Supplied data:
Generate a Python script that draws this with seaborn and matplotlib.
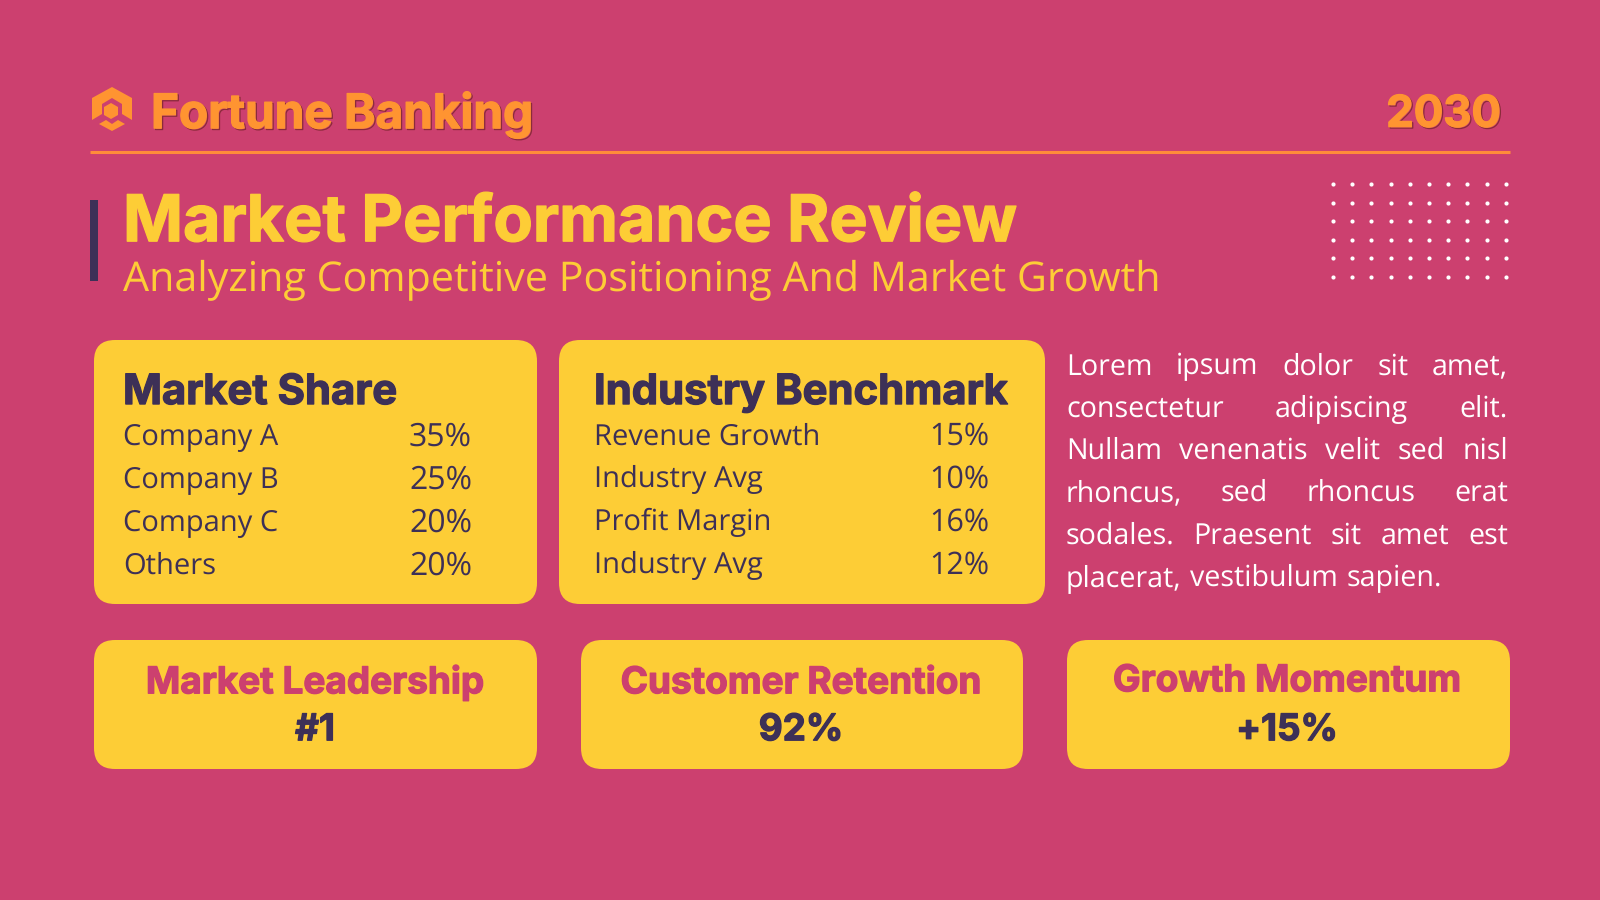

# Imports:
import numpy as np, pandas as pd
import matplotlib
matplotlib.use('Agg')
import matplotlib.pyplot as plt
import matplotlib.patheffects as pe
from matplotlib.patches import FancyBboxPatch, Polygon, Rectangle
import seaborn as sns

### The values of the slide:
brandName = 'Fortune Banking'
yearLabel = '2030'
titleText = 'Market Performance Review'
subtitleText = 'Analyzing Competitive Positioning And Market Growth'

shareTitle = 'Market Share'
shareLabels = ['Company A', 'Company B', 'Company C', 'Others']
shareValues = [35, 25, 20, 20]

benchTitle = 'Industry Benchmark'
benchLabels = ['Revenue Growth', 'Industry Avg', 'Profit Margin', 'Industry Avg']
benchValues = [15, 10, 16, 12]

kpiTitles = ['Market Leadership', 'Customer Retention', 'Growth Momentum']
kpiValues = ['#1', '92%', '+15%']

bodyLines = ['Lorem ipsum dolor sit amet,',
             'consectetur adipiscing elit.',
             'Nullam venenatis velit sed nisl',
             'rhoncus, sed rhoncus erat',
             'sodales. Praesent sit amet est',
             'placerat, vestibulum sapien.']

### Colours:
PINK = '#CC406F'
YELLOW = '#FDCD36'
ORANGE = '#FF9431'
RULE = '#FF8C3A'
NAVY = '#3D3057'
SHADOW = '#8A2B3A'

HEAD_FONT = 'Inter'
BODY_FONT = 'Open Sans'

plt.rcParams['text.hinting'] = 'none'
sns.set_theme(style='white')

# Whole figure is one axes in pixel coordinates:
fig = plt.figure(figsize=(16, 9), dpi=100, facecolor=PINK)
ax = fig.add_axes([0, 0, 1, 1])
ax.set_xlim(0, 1600)
ax.set_ylim(900, 0)
ax.axis('off')


def addCard(x0, y0, x1, y1):
    # Rounded yellow box:
    ax.add_patch(FancyBboxPatch((x0 + 21, y0 + 21), x1 - x0 - 42, y1 - y0 - 42,
                                boxstyle='round,pad=21,rounding_size=21',
                                facecolor=YELLOW, edgecolor='none'))


def addText(x, y, s, size, color, family=BODY_FONT, weight='normal', ha='left', **kwargs):
    # y is the middle of the capitals, the baseline keeps the words of a line level:
    return ax.text(x, y + 0.36 * size * 100 / 72, s, fontsize=size, color=color, family=family,
                   weight=weight, ha=ha, va='baseline', **kwargs)


def addHeavy(x, y, s, size, color, ha='left', shadow=False):
    # Inter Bold is lighter than the heading face, so a thin stroke thickens it:
    effects = [pe.withStroke(linewidth=0.9, foreground=color)]
    if shadow:
        effects = [pe.SimpleLineShadow(offset=(1.0, -1.0), shadow_color=SHADOW, alpha=1.0, linewidth=0.9),
                   pe.Stroke(linewidth=0.9, foreground=color), pe.Normal()]
    return addText(x, y, s, size, color, HEAD_FONT, 'bold', ha=ha, path_effects=effects)


def addJustified(line, y, x0, x1, size, color, justify=True):
    # Matplotlib has no justify, so the gaps are worked out from the measured words:
    renderer = fig.canvas.get_renderer()
    words = line.split(' ')
    widths = []
    for eachWord in words:
        t = addText(0, y, eachWord, size, color)
        widths.append(t.get_window_extent(renderer).width)
        t.remove()
    gap = (x1 - x0 - sum(widths)) / (len(words) - 1) if justify else size * 0.42
    x = x0
    for eachWord, eachWidth in zip(words, widths):
        addText(x, y, eachWord, size, color)
        x += eachWidth + gap


# Header:
addHeavy(151, 111, brandName, 34.3, ORANGE, shadow=True)
addHeavy(1501, 111, yearLabel, 31.5, ORANGE, ha='right', shadow=True)
ax.plot([90, 1510], [152, 152], color=RULE, linewidth=2.2, solid_capstyle='butt')

# Logo:
ax.add_patch(Polygon([(112, 87), (132, 98), (132, 120), (122, 114), (122, 104), (112, 98),
                      (102, 104), (102, 114), (92, 120), (92, 98)], closed=True, facecolor=ORANGE, edgecolor='none'))
ax.add_patch(Polygon([(111, 103), (118, 107), (118, 115), (111, 119), (104, 115), (104, 107)],
                     closed=True, facecolor=ORANGE, edgecolor='none'))
ax.add_patch(Polygon([(99, 124), (106, 120), (112, 124), (118, 120), (125, 124), (112, 131)],
                     closed=True, facecolor=ORANGE, edgecolor='none'))

# Title block:
ax.add_patch(Rectangle((90, 200), 8, 81, facecolor=NAVY, edgecolor='none'))
addHeavy(123, 218, titleText, 46.4, YELLOW)
addText(123, 276, subtitleText, 29.7, YELLOW, BODY_FONT)

# Dots in the corner:
dotX, dotY = np.meshgrid(1333 + 19.2 * np.arange(10), 184 + 18.5 * np.arange(6))
dotsFrame = pd.DataFrame({'x': dotX.ravel(), 'y': dotY.ravel()})
sns.scatterplot(data=dotsFrame, x='x', y='y', color='white', s=9, linewidth=0, ax=ax, legend=False)
ax.set_xlim(0, 1600)
ax.set_ylim(900, 0)
ax.axis('off')

# Cards:
addCard(94, 340, 537, 604)
addCard(559, 340, 1045, 604)
addCard(94, 640, 537, 769)
addCard(581, 640, 1023, 769)
addCard(1067, 640, 1510, 769)

# Tables:
rowY = [434, 477, 520, 563]
addHeavy(123, 389, shareTitle, 30.1, NAVY)
for eachY, eachLabel, eachValue in zip(rowY, shareLabels, shareValues):
    addText(123, eachY, eachLabel, 21, NAVY)
    addText(409, eachY, f'{eachValue}%', 23, NAVY)

addHeavy(594, 389, benchTitle, 30.1, NAVY)
for eachY, eachLabel, eachValue in zip(rowY, benchLabels, benchValues):
    addText(594, eachY, eachLabel, 21, NAVY)
    addText(929, eachY, f'{eachValue}%', 22, NAVY)

# Paragraph:
for i, eachLine in enumerate(bodyLines):
    addJustified(eachLine, 364 + i * 42.3, 1066, 1508, 20.6, 'white', justify=i < len(bodyLines) - 1)

# KPI cards:
kpiCenters = [315, 801, 1287]
kpiTitleY = [680, 680, 678]
for eachX, eachY, eachTitle, eachValue in zip(kpiCenters, kpiTitleY, kpiTitles, kpiValues):
    addHeavy(eachX, eachY, eachTitle, 26.6, PINK, ha='center')
    addHeavy(eachX, 727, eachValue, 26.5, NAVY, ha='center')

plt.savefig('out.png', dpi=100, facecolor=PINK)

Exercise description: Omitting all images, print the listing exactly.

Correct result:
Generate a Python script that draws this with seaborn and matplotlib.

# Imports:
import numpy as np, pandas as pd
import matplotlib
matplotlib.use('Agg')
import matplotlib.pyplot as plt
import matplotlib.patheffects as pe
from matplotlib.patches import FancyBboxPatch, Polygon, Rectangle
import seaborn as sns

### The values of the slide:
brandName = 'Fortune Banking'
yearLabel = '2030'
titleText = 'Market Performance Review'
subtitleText = 'Analyzing Competitive Positioning And Market Growth'

shareTitle = 'Market Share'
shareLabels = ['Company A', 'Company B', 'Company C', 'Others']
shareValues = [35, 25, 20, 20]

benchTitle = 'Industry Benchmark'
benchLabels = ['Revenue Growth', 'Industry Avg', 'Profit Margin', 'Industry Avg']
benchValues = [15, 10, 16, 12]

kpiTitles = ['Market Leadership', 'Customer Retention', 'Growth Momentum']
kpiValues = ['#1', '92%', '+15%']

bodyLines = ['Lorem ipsum dolor sit amet,',
             'consectetur adipiscing elit.',
             'Nullam venenatis velit sed nisl',
             'rhoncus, sed rhoncus erat',
             'sodales. Praesent sit amet est',
             'placerat, vestibulum sapien.']

### Colours:
PINK = '#CC406F'
YELLOW = '#FDCD36'
ORANGE = '#FF9431'
RULE = '#FF8C3A'
NAVY = '#3D3057'
SHADOW = '#8A2B3A'

HEAD_FONT = 'Inter'
BODY_FONT = 'Open Sans'

plt.rcParams['text.hinting'] = 'none'
sns.set_theme(style='white')

# Whole figure is one axes in pixel coordinates:
fig = plt.figure(figsize=(16, 9), dpi=100, facecolor=PINK)
ax = fig.add_axes([0, 0, 1, 1])
ax.set_xlim(0, 1600)
ax.set_ylim(900, 0)
ax.axis('off')


def addCard(x0, y0, x1, y1):
    # Rounded yellow box:
    ax.add_patch(FancyBboxPatch((x0 + 21, y0 + 21), x1 - x0 - 42, y1 - y0 - 42,
                                boxstyle='round,pad=21,rounding_size=21',
                                facecolor=YELLOW, edgecolor='none'))


def addText(x, y, s, size, color, family=BODY_FONT, weight='normal', ha='left', **kwargs):
    # y is the middle of the capitals, the baseline keeps the words of a line level:
    return ax.text(x, y + 0.36 * size * 100 / 72, s, fontsize=size, color=color, family=family,
                   weight=weight, ha=ha, va='baseline', **kwargs)


def addHeavy(x, y, s, size, color, ha='left', shadow=False):
    # Inter Bold is lighter than the heading face, so a thin stroke thickens it:
    effects = [pe.withStroke(linewidth=0.9, foreground=color)]
    if shadow:
        effects = [pe.SimpleLineShadow(offset=(1.0, -1.0), shadow_color=SHADOW, alpha=1.0, linewidth=0.9),
                   pe.Stroke(linewidth=0.9, foreground=color), pe.Normal()]
    return addText(x, y, s, size, color, HEAD_FONT, 'bold', ha=ha, path_effects=effects)


def addJustified(line, y, x0, x1, size, color, justify=True):
    # Matplotlib has no justify, so the gaps are worked out from the measured words:
    renderer = fig.canvas.get_renderer()
    words = line.split(' ')
    widths = []
    for eachWord in words:
        t = addText(0, y, eachWord, size, color)
        widths.append(t.get_window_extent(renderer).width)
        t.remove()
    gap = (x1 - x0 - sum(widths)) / (len(words) - 1) if justify else size * 0.42
    x = x0
    for eachWord, eachWidth in zip(words, widths):
        addText(x, y, eachWord, size, color)
        x += eachWidth + gap


# Header:
addHeavy(151, 111, brandName, 34.3, ORANGE, shadow=True)
addHeavy(1501, 111, yearLabel, 31.5, ORANGE, ha='right', shadow=True)
ax.plot([90, 1510], [152, 152], color=RULE, linewidth=2.2, solid_capstyle='butt')

# Logo:
ax.add_patch(Polygon([(112, 87), (132, 98), (132, 120), (122, 114), (122, 104), (112, 98),
                      (102, 104), (102, 114), (92, 120), (92, 98)], closed=True, facecolor=ORANGE, edgecolor='none'))
ax.add_patch(Polygon([(111, 103), (118, 107), (118, 115), (111, 119), (104, 115), (104, 107)],
                     closed=True, facecolor=ORANGE, edgecolor='none'))
ax.add_patch(Polygon([(99, 124), (106, 120), (112, 124), (118, 120), (125, 124), (112, 131)],
                     closed=True, facecolor=ORANGE, edgecolor='none'))

# Title block:
ax.add_patch(Rectangle((90, 200), 8, 81, facecolor=NAVY, edgecolor='none'))
addHeavy(123, 218, titleText, 46.4, YELLOW)
addText(123, 276, subtitleText, 29.7, YELLOW, BODY_FONT)

# Dots in the corner:
dotX, dotY = np.meshgrid(1333 + 19.2 * np.arange(10), 184 + 18.5 * np.arange(6))
dotsFrame = pd.DataFrame({'x': dotX.ravel(), 'y': dotY.ravel()})
sns.scatterplot(data=dotsFrame, x='x', y='y', color='white', s=9, linewidth=0, ax=ax, legend=False)
ax.set_xlim(0, 1600)
ax.set_ylim(900, 0)
ax.axis('off')

# Cards:
addCard(94, 340, 537, 604)
addCard(559, 340, 1045, 604)
addCard(94, 640, 537, 769)
addCard(581, 640, 1023, 769)
addCard(1067, 640, 1510, 769)

# Tables:
rowY = [434, 477, 520, 563]
addHeavy(123, 389, shareTitle, 30.1, NAVY)
for eachY, eachLabel, eachValue in zip(rowY, shareLabels, shareValues):
    addText(123, eachY, eachLabel, 21, NAVY)
    addText(409, eachY, f'{eachValue}%', 23, NAVY)

addHeavy(594, 389, benchTitle, 30.1, NAVY)
for eachY, eachLabel, eachValue in zip(rowY, benchLabels, benchValues):
    addText(594, eachY, eachLabel, 21, NAVY)
    addText(929, eachY, f'{eachValue}%', 22, NAVY)

# Paragraph:
for i, eachLine in enumerate(bodyLines):
    addJustified(eachLine, 364 + i * 42.3, 1066, 1508, 20.6, 'white', justify=i < len(bodyLines) - 1)

# KPI cards:
kpiCenters = [315, 801, 1287]
kpiTitleY = [680, 680, 678]
for eachX, eachY, eachTitle, eachValue in zip(kpiCenters, kpiTitleY, kpiTitles, kpiValues):
    addHeavy(eachX, eachY, eachTitle, 26.6, PINK, ha='center')
    addHeavy(eachX, 727, eachValue, 26.5, NAVY, ha='center')

plt.savefig('out.png', dpi=100, facecolor=PINK)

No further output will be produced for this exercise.